18-year-old Charitie Ropati writes about her work developing Native-centric curricula in the U.S.
As an Indigenous student and a member of the Native Village of Kongiganak, Alaska, I never saw myself in the history I learned in primary and secondary school.
My knowledge of my people came from the lessons my mother gave me and the stories my grandmother told me. From my mother, I learned how to speak my native language, understanding that the words that rolled off of my tongue represented thousands of years of resistance and survival. From my grandmother, I heard about the days when my ancestors fully relied on the land and sea, hunting seals and harvesting berries from the tundra.

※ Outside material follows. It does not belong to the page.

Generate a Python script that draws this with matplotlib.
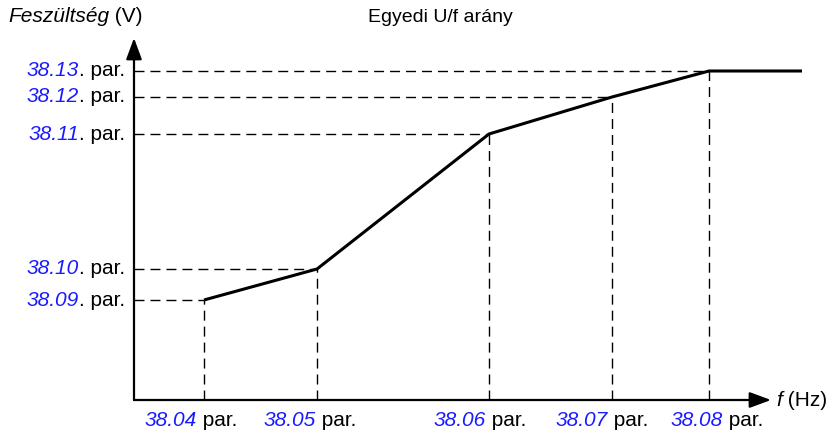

They taught me to be proud of our Indigeneity and to speak of our history so that I don’t forget it — and because our ancestors weren’t always able to do so.
But the education I received at home wasn’t like the one I received at school. In Alaska studies, a required course to graduate high school in the state of Alaska, the teacher spoke of my people as if we were of the past, like we were just a picture in a book. The class erased the first inhabitants of this country. It erased me.
As an Indigenous student and a member of the Native Village of Kongiganak, Alaska, I never saw myself in the history I learned in primary and secondary school.
I was tired of learning history that refused to acknowledge my people. I realized that the Western construct of history needed to change. So, during my senior year of high school, I began to quantify these feelings by researching more about the education of Native students in my district in Alaska and across the U.S.
I found that American Indian and Alaska Native students have the lowest graduation rates and highest dropout percentages in the U.S. In Alaska, the graduation rates of Indigenous students are among the lowest, despite the state having the highest percentage of Indigenous K-12 students. According to the 2018-2019 Anchorage School District report, Alaska Native and American Indian students in my district have a graduation rate of 62.88% and the highest rate of dropping out compared to any other demographic.
If Alaska Native and American Indian students felt their required classes were culturally relevant and inclusive of the Indigenous perspective, we would be more engaged with our education. We shouldn’t have to study in an environment that fails to acknowledge the atrocities Indigenous people have faced. Western education dehumanizes the narrative of Indigenous people and doesn’t acknowledge the resilience and diversity of Native culture. We need to understand the history of those that came before to reconcile what happened in the past and what continues to happen to Indigenous peoples.
As an Indigenous student who has learned in predominantly white environments, increasing Native representation and improving dropout and graduation rates is important to me. I decided to address these issues by decolonizing the Anchorage School District’s curriculum. I began by targeting the Alaska studies course.
With the help of Dr. Maria Shaa Williams, Director of the Alaska Studies Department at the University of Alaska Anchorage, and Dr. Richard Manning, professor at the University of Canterbury, I developed an accurate and inclusive history sub-curriculum of Indigenous peoples that highlights the traumas faced by my ancestors and focuses on an Indigenous perspective through readings, videos and movies. I also incorporated Alaska Native guest speakers to talk about specific events, including the Alaska Native Claims Settlement Act and the Boarding School Era. It is no longer OK to accept classes that refuse to acknowledge the histories of Indigenous people. Native students must speak out and educators must listen to our voices. Politicians and legislators must address the issues Native students face. Our voices need to be amplified, especially when it comes to conversations about what we learn.
The majority of the students who were part of my research not only felt my Alaska Native centric curriculum was valuable, interesting and important, but also that my curriculum was better than the current Alaska studies curriculum. My high school now teaches my new curriculum in the Seminar program, which is a specialized program. I hope to expand my curriculum throughout the Anchorage School District.
I want education systems to amplify the voices of my ancestors. I want Native youth to feel seen in their classes. If U.S. schools want to better accommodate their Indigenous students, they need to work to decolonize their classes.